Lookin’ good, Mars! ExoMars’ first high-res photos are incredible

Space.com (11/29): The European Space Agency’s Trace Gas Orbiter, part of the ExoMars mission tandem that reached Mars in October, has transmitted its first images of the Martian surface. The search for life mission will compile a 3-D map of Mars as it orbits. The lander portion of ExoMars, Schiaparelli, crashed as it attempted to land on the red planet on October 19.

German X Prize team announces launch contract

Space News (11/29): Berlin-based PT Scientists has signed with Spaceflight Industries of Seattle to find a launch opportunity for its Google Lunar X-Prize entry, a lander with two rovers. PT Scientists faced a December 31 deadline for submitting a launch contract to the competition organizer. So far, just three of 16 prospective competitors for the $20 million Lunar X-Prize have arranged launch services.
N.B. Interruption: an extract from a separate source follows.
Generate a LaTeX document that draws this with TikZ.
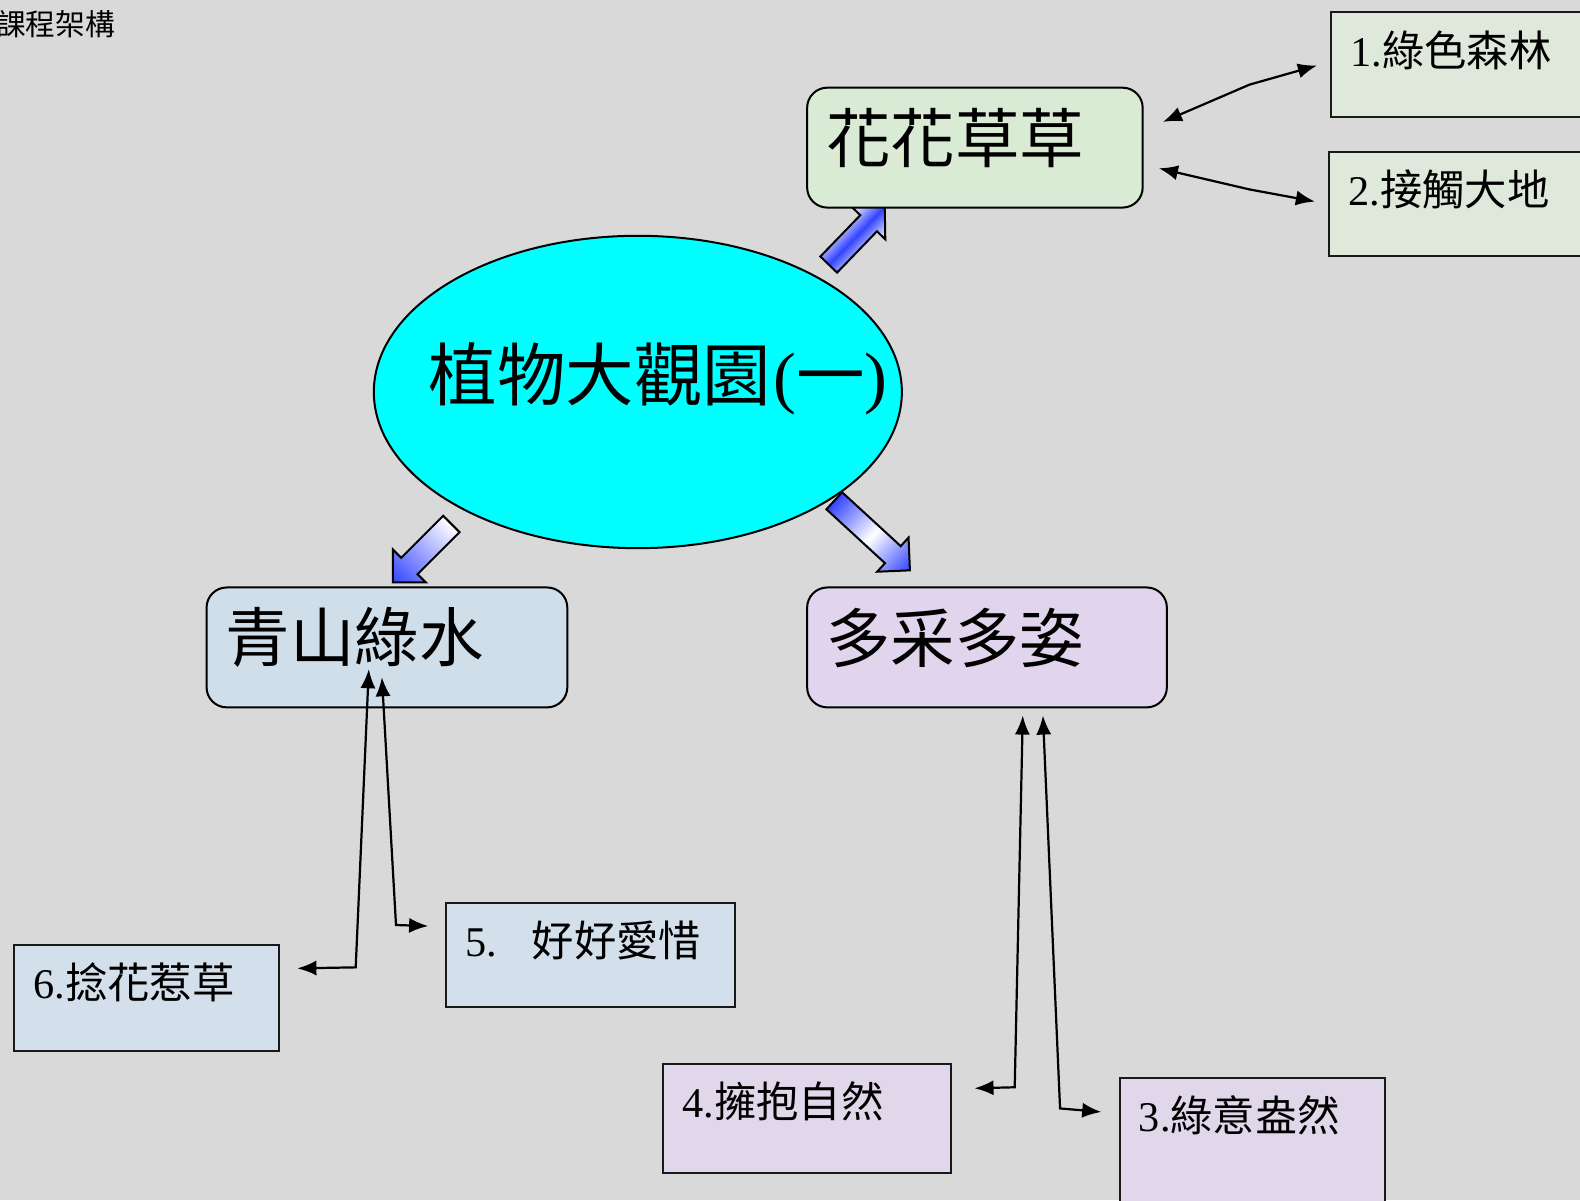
\documentclass[tikz,border=0pt]{standalone}
\usepackage{fontspec}
\setmainfont{Liberation Serif}
\newfontfamily\cjk{Noto Sans CJK TC}
\usetikzlibrary{arrows.meta,calc,shapes.geometric}
\definecolor{bg}{HTML}{D9D9D9}
\definecolor{huafill}{HTML}{D9EAD5}
\definecolor{huasmall}{HTML}{DEE9DC}
\definecolor{qingfill}{HTML}{D0DEEA}
\definecolor{qingsmall}{HTML}{D3DFEA}
\definecolor{duofill}{HTML}{E0D5EC}
\definecolor{duosmall}{HTML}{E0D8EA}
\definecolor{arrowblue}{RGB}{51,68,255}
\definecolor{ellcyan}{HTML}{00FFFF}
\newcommand\blockarrow[5]{%
  \begin{scope}[transform canvas={shift={(#1,#2)},rotate=#3}]
    \shade[blk,#5] (0,0) -- (-23,23) -- (-23,11.5) -- (-#4,11.5) -- (-#4,-11.5) -- (-23,-11.5) -- (-23,-23) -- cycle;
  \end{scope}}
\tikzset{
  rbox/.style={draw=black, line width=2pt, rounded corners=20pt, anchor=north west, inner sep=0pt},
  sbox/.style={draw=black!90, line width=2pt, anchor=north west, inner sep=0pt},
  btxt/.style={anchor=west, inner sep=0pt, font=\fontsize{64}{70}\selectfont\cjk},
  stxt/.style={anchor=west, inner sep=0pt, font=\fontsize{42}{48}\selectfont},
  dbl/.style={{Latex[length=19pt,width=15pt]}-{Latex[length=19pt,width=15pt]}, line width=2.2pt},
  blk/.style={draw=black, line width=2pt, line join=miter},
}
\begin{document}
\begin{tikzpicture}[x=1pt,y=-1pt]
\useasboundingbox (0,0) rectangle (1568,1191);
\fill[bg] (0,0) rectangle (1568,1191);

% title
\node[anchor=west, inner sep=0pt, font=\fontsize{29.5}{32}\selectfont\cjk] (title) at (-4,24) {課程架構};

% central ellipse
\node[ellipse, draw=black, line width=2pt, fill=ellcyan, minimum width=524pt, minimum height=310pt, inner sep=0pt] (main) at (633,389) {};
\node[inner sep=0pt, font=\fontsize{68}{74}\selectfont] (maint) at (653,376) {{\cjk 植物大觀園}\kern2pt({\cjk 一})};

% block arrows
\blockarrow{878}{205}{46}{80}{top color=white, bottom color=white, middle color=arrowblue}
\blockarrow{390}{578}{225}{82}{left color=white, right color=arrowblue}
\blockarrow{903}{566}{-42.6}{102}{left color=arrowblue, right color=arrowblue, middle color=white}

% main boxes
\node[rbox, fill=huafill, minimum width=333pt, minimum height=119pt] (hua) at (800,86) {};
\node[btxt] (huat) at (820,137) {花花草草};
\node[rbox, fill=qingfill, minimum width=358pt, minimum height=119pt] (qing) at (204,582) {};
\node[btxt] (qingt) at (224,633) {青山綠水};
\node[rbox, fill=duofill, minimum width=357pt, minimum height=119pt] (duo) at (800,582) {};
\node[btxt] (duot) at (820,633) {多采多姿};

% small boxes
\node[sbox, fill=huasmall, minimum width=300pt, minimum height=104pt] (b1) at (1320,11) {};
\node[stxt] (b1t) at (1340,50) {1.{\cjk 綠色森林}};
\node[sbox, fill=huasmall, minimum width=300pt, minimum height=103pt] (b2) at (1318,150) {};
\node[stxt] (b2t) at (1338,188) {2.{\cjk 接觸大地}};
\node[sbox, fill=qingsmall, minimum width=263pt, minimum height=105pt] (b6) at (13,937) {};
\node[stxt] (b6t) at (33,975) {6.{\cjk 捻花惹草}};
\node[sbox, fill=qingsmall, minimum width=286pt, minimum height=103pt] (b5) at (442,895) {};
\node[stxt] (b5t) at (462,933) {5.\hspace{34pt}{\cjk 好好愛惜}};
\node[sbox, fill=duosmall, minimum width=286pt, minimum height=108pt] (b4) at (657,1055) {};
\node[stxt] (b4t) at (677,1093) {4.{\cjk 擁抱自然}};
\node[sbox, fill=duosmall, minimum width=263pt, minimum height=126pt] (b3) at (1110,1069) {};
\node[stxt] (b3t) at (1130,1107) {3.{\cjk 綠意盎然}};

% connectors
\draw[dbl] ($(hua.east)+(19,-25.5)$) -- (1240,84) -- ($(b1.west)+(-13,1)$);
\draw[dbl] ($(hua.east)+(15,20.5)$) -- (1240,188) -- ($(b2.west)+(-13,-2.5)$);
\draw[dbl] ($(qing.south)+(-18,-39)$) -- (353,960) -- ($(b6.east)+(17,-29.5)$);
\draw[dbl] ($(qing.south)+(-5,-31)$) -- (393,918) -- ($(b5.west)+(-17,-28.5)$);
\draw[dbl] ($(duo.south)+(35.5,7)$) -- (1007,1079) -- ($(b4.east)+(22,-30)$);
\draw[dbl] ($(duo.south)+(55.5,7)$) -- (1052,1100) -- ($(b3.west)+(-17,-29.5)$);
\end{tikzpicture}
\end{document}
Potentially habitable planet’s shadow spotted from Earth

Space.com (11/29): The planet K2-3d orbits a bright star 150 light years away. First spotted by NASA’s Kepler space telescope, K2-3d was also studied by Japan’s Okayama Astrophysical Observatory, which helped uncover evidence that the planet could have liquid water on the surface. Once launched in late 2018, the James Webb Space Telescope will enable astronomers to search for evidence of biological activity in the atmosphere of K2-3d.

Weird landscape shows that Mercury’s no ‘dead’ planet

Seeker.com (11/29): Data from NASA’s long running but now concluded Messenger mission to Mercury show the planet closest to the sun is more than once imagined. Mercury hosts water ice, organic chemistry, one of the solar system’s largest impact basins, a large canyon and volcanic flows. Launched in 2004, Messenger orbited Mercury from 2011 to 2015.

Low Earth Orbit

Russia falls behind U.S. and China in annual space launches

Moscow Times, of Russia (11/29): Though 2016 has a month left, it appears the U.S. and China will surpass Russia in the number of annual rocket launches. Russia has led in the annual tally since the late 1960s. China has never surpassed Russia. The projected annual totals are U.S., 20; China, 19; Russia, 18. A slumping Russian economy and lapses in rocket performance appear to be the blame for the slide.

Research on Space Station is “excellent,” faces a backlog of requests

NASAspaceflight.com (11/30): Scientific research aboard the six-person International Space Station is growing — so much so that there is a backlog of work as well as a shortage of crew time. The total number of research activities undertaken so far total nearly 2,300, according to Sam Scimemi, NASA director of station operations, during a NASA Advisory Council panel earlier this month. The current crew of station astronauts has just over 300 investigations on its agenda.

NASA ends efforts to repair Space Station Earth science instrument

Space News (11/29): The Rapid Scatterometer, an experimental instrument positioned outside the International Space Station to survey the world’s oceans to collect wind speed and direction data, has ceased operations, according to NASA. The sensor experienced a power problem in August and recovery efforts have failed. An Indian satellite is currently flying with a similar data gathering instrument, and a comparable sensor, the Cloud-Aerosol Transport System, was affixed to the Space Station in 2015.